Taken together, these trends suggest a world of paradox: convulsive economic changes in the global economy, more struggle for control and consistency in our private lives. We’ll be enclosed in our bubbles during leisure hours, in battle mode during the workday. Can these be integrated? Not likely. If there were a final trend, it would be that it’s extremely unpopular to look at the big picture.”
But if you’re sceptical about Marian’s trends then here is a round-up of her predictions for 2006 and her own personal look at how accurate they were…
“1. Sex with no apologies. In late 2006, think Britney Spears, minus Disney ears and her panties.
2. Faking reality and faking celebrity.

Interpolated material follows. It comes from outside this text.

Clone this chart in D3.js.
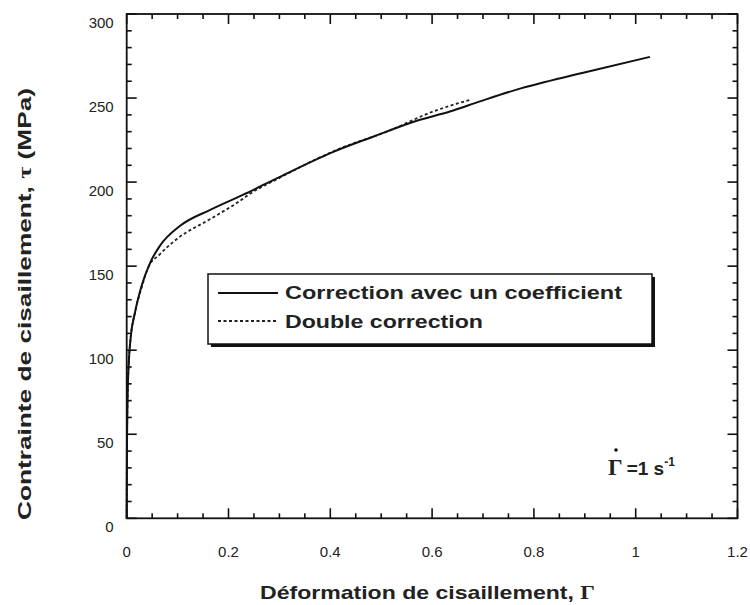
<!DOCTYPE html>
<html>
<head>
<meta charset="utf-8">
<script src="https://d3js.org/d3.v7.min.js"></script>
<style>
  body { margin: 0; background: #fff; }
  svg { display: block; }
  text { font-family: Arial, "Liberation Sans", Helvetica, sans-serif; fill: #222; }
</style>
</head>
<body>
<svg id="chart" width="750" height="605"></svg>
<script>
// ---- Data ----
const seriesNames = ["Correction avec un coefficient", "Double correction"];

const strainOne  = [0, 0.0005, 0.002, 0.004, 0.008, 0.016, 0.029, 0.046, 0.065, 0.105, 0.164, 0.229, 0.30, 0.406, 0.484, 0.570, 0.635, 0.694, 0.766, 0.897, 1.028];
const stressOne  = [0, 40, 75, 92, 108, 122, 138, 152, 162, 174, 183.5, 192.5, 203, 218, 227, 236.5, 242, 248, 255, 265, 274.5];

const strainTwo  = [0, 0.0005, 0.002, 0.004, 0.008, 0.016, 0.029, 0.042, 0.065, 0.098, 0.164, 0.216, 0.242, 0.30, 0.419, 0.511, 0.602, 0.675];
const stressTwo  = [0, 40, 75, 92, 108, 122, 137, 149, 157, 166, 178, 187.5, 193, 202.5, 220, 230, 242, 249];

const xMajorTicks = [0, 0.2, 0.4, 0.6, 0.8, 1, 1.2];
const xTickLabels = ["0", "0.2", "0.4", "0.6", "0.8", "1", "1.2"];
const yMajorTicks = [0, 50, 100, 150, 200, 250, 300];
const yTickLabels = ["0", "50", "100", "150", "200", "250", "300"];

// ---- Layout ----
const svg = d3.select("#chart");
const x = d3.scaleLinear().domain([0, 1.2]).range([126.7, 737.5]);
const y = d3.scaleLinear().domain([0, 300]).range([518.3, 14]);
const x0 = x.range()[0], x1 = x.range()[1], y0 = y.range()[0], y1 = y.range()[1];

const xMinor = d3.range(0, 1.2001, 0.05).filter(v => !xMajorTicks.some(m => Math.abs(m - v) < 1e-6));
const yMinor = d3.range(0, 300.01, 10).filter(v => !yMajorTicks.some(m => Math.abs(m - v) < 1e-6));

const axes = svg.append("g");

// frame
axes.append("rect").attr("x", x0).attr("y", y1).attr("width", x1 - x0).attr("height", y0 - y1)
  .attr("fill", "none").attr("stroke", "#111").attr("stroke-width", 1.8);

const xTicks = xMajorTicks.map(v => ({v, len: 10})).concat(xMinor.map(v => ({v, len: 5})));
const yTicks = yMajorTicks.map(v => ({v, len: 10})).concat(yMinor.map(v => ({v, len: 5})));

// ticks drawn inward on all four sides, as thin rectangles
const tickRects = [];
xTicks.forEach(d => {
  tickRects.push({x: x(d.v) - 0.8, y: y0 - d.len, w: 1.6, h: d.len});
  tickRects.push({x: x(d.v) - 0.8, y: y1, w: 1.6, h: d.len});
});
yTicks.forEach(d => {
  tickRects.push({x: x0, y: y(d.v) - 0.8, w: d.len, h: 1.6});
  tickRects.push({x: x1 - d.len, y: y(d.v) - 0.8, w: d.len, h: 1.6});
});
axes.selectAll("rect.tk").data(tickRects).enter().append("rect")
  .attr("class", "tk")
  .attr("x", d => d.x).attr("y", d => d.y).attr("width", d => d.w).attr("height", d => d.h)
  .attr("fill", "#111");

// tick labels
svg.selectAll("text.xl").data(xMajorTicks).enter().append("text").attr("class", "xl")
  .attr("x", d => x(d)).attr("y", y0 + 38.5).attr("text-anchor", "middle")
  .attr("font-size", 15).attr("fill", "#333").text((d, i) => xTickLabels[i]);
svg.selectAll("text.yl").data(yMajorTicks).enter().append("text").attr("class", "yl")
  .attr("x", x0 - 13).attr("y", d => y(d) + 13.5).attr("text-anchor", "end")
  .attr("font-size", 15).attr("fill", "#333").text((d, i) => yTickLabels[i]);

// ---- Curves ----
const line = d3.line().x(d => x(d[0])).y(d => y(d[1])).curve(d3.curveMonotoneX);
const dataOne = strainOne.map((v, i) => [v, stressOne[i]]);
const dataTwo = strainTwo.map((v, i) => [v, stressTwo[i]]);

svg.append("path").datum(dataTwo).attr("d", line)
  .attr("fill", "none").attr("stroke", "#222").attr("stroke-width", 1.8)
  .attr("stroke-dasharray", "3,2.5");
svg.append("path").datum(dataOne).attr("d", line)
  .attr("fill", "none").attr("stroke", "#111").attr("stroke-width", 2);

// ---- Legend ----
const lg = svg.append("g");
lg.append("rect").attr("x", 211).attr("y", 277).attr("width", 444).attr("height", 70).attr("fill", "#111");
lg.append("rect").attr("x", 208).attr("y", 274).attr("width", 444).attr("height", 70)
  .attr("fill", "#fff").attr("stroke", "#111").attr("stroke-width", 1.5);
lg.append("line").attr("x1", 218).attr("x2", 278).attr("y1", 293).attr("y2", 293)
  .attr("stroke", "#111").attr("stroke-width", 2);
lg.append("line").attr("x1", 218).attr("x2", 278).attr("y1", 321).attr("y2", 321)
  .attr("stroke", "#222").attr("stroke-width", 1.8).attr("stroke-dasharray", "3,2.5");
lg.append("text").attr("x", 285).attr("y", 299).attr("font-size", 19).attr("font-weight", "bold")
  .attr("textLength", 337).attr("lengthAdjust", "spacingAndGlyphs").text(seriesNames[0]);
lg.append("text").attr("x", 285).attr("y", 328).attr("font-size", 19).attr("font-weight", "bold")
  .attr("textLength", 198).attr("lengthAdjust", "spacingAndGlyphs").text(seriesNames[1]);

// ---- Rate annotation ----
const ann = svg.append("text").attr("x", 608).attr("y", 475).attr("font-size", 19).attr("font-weight", "bold");
ann.append("tspan").attr("font-family", "'Liberation Serif', 'Times New Roman', serif").attr("font-size", 23).text("Γ");
ann.append("tspan").attr("dx", 4).text("=1 s");
ann.append("tspan").attr("font-size", 12).attr("dy", -9).text("-1");
svg.append("circle").attr("cx", 616).attr("cy", 450).attr("r", 1.8).attr("fill", "#111");

// ---- Axis titles ----
const xt = svg.append("text").attr("x", 260).attr("y", 599).attr("font-size", 19).attr("font-weight", "bold")
  .attr("textLength", 335).attr("lengthAdjust", "spacingAndGlyphs");
xt.append("tspan").text("Déformation de cisaillement, ");
xt.append("tspan").attr("font-family", "'Liberation Serif', 'Times New Roman', serif").text("Γ");

const yt = svg.append("text").attr("transform", "translate(31,520) rotate(-90)")
  .attr("x", 0).attr("y", 0).attr("font-size", 19).attr("font-weight", "bold")
  .attr("textLength", 432).attr("lengthAdjust", "spacingAndGlyphs");
yt.append("tspan").text("Contrainte de cisaillement, ");
yt.append("tspan").attr("font-family", "'Liberation Serif', 'Times New Roman', serif").text("τ");
yt.append("tspan").text(" (MPa)");
</script>
</body>
</html>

It would be easiest to mention Britney again, but what about the TomKat wedding and their NBF, Victoria Beckham?
3. The timelessness of India and China. I miscast this one—instead of timelessness, how about the compulsive thrill of double timing? Today we call it “Bangalore envy.”
4. Disappearing downtime and downspace. Was that the T-Mobile ring I heard when I stood outside the Blue Mosque? And while we shopped Nanjing Road or the Bombay Store. I traveled a lot this past year, and there wasn’t much quality downtime or down space.
5. Natural disasters and eco-awareness. After Al Gore’s An Inconvenient Truth, it’s clear the environment’s hybrid engine will continue to build pace exponentially. This year the warning is even clearer: Shades of green or go black.
6. Living with Islam. We still have a lot to learn, it seems, having witnessed the eruptions over the Danish newspaper cartoons and the protests over the papal speech that cited a 14th-century Christian emperor’s views on Muslims and violence.
7. Personal-control freaks. That aforementioned T-Mobile—it also happens to serve up 10 e-mail addresses of mine at once. And I sleep with it, on vibrate only (no links to unapologetic sex). Trend rising.
8. Brand sluts. According to Gallup, three-quarters of consumers define store brands as brands, and ascribed to them the same degree of positive qualities and characteristics as national brands. This trend is still rising, too.
9. Questioning the cost of mobility. We’re not prepared to give up mobility entirely, but we have started to question the yin and yang of getting from A to B, and the changes are tangible. Twelve percent of the U.S. workforce is now “distributed.” Could this be an extension our new awareness of environmental ruination?
10. Rising global health fears. Who eats spinach without thinking twice these days? And some South Koreans bid sad farewells to household pets as their government worked to clean out bird flu.”
Which means her 2007 predictions are probably worth thinking about!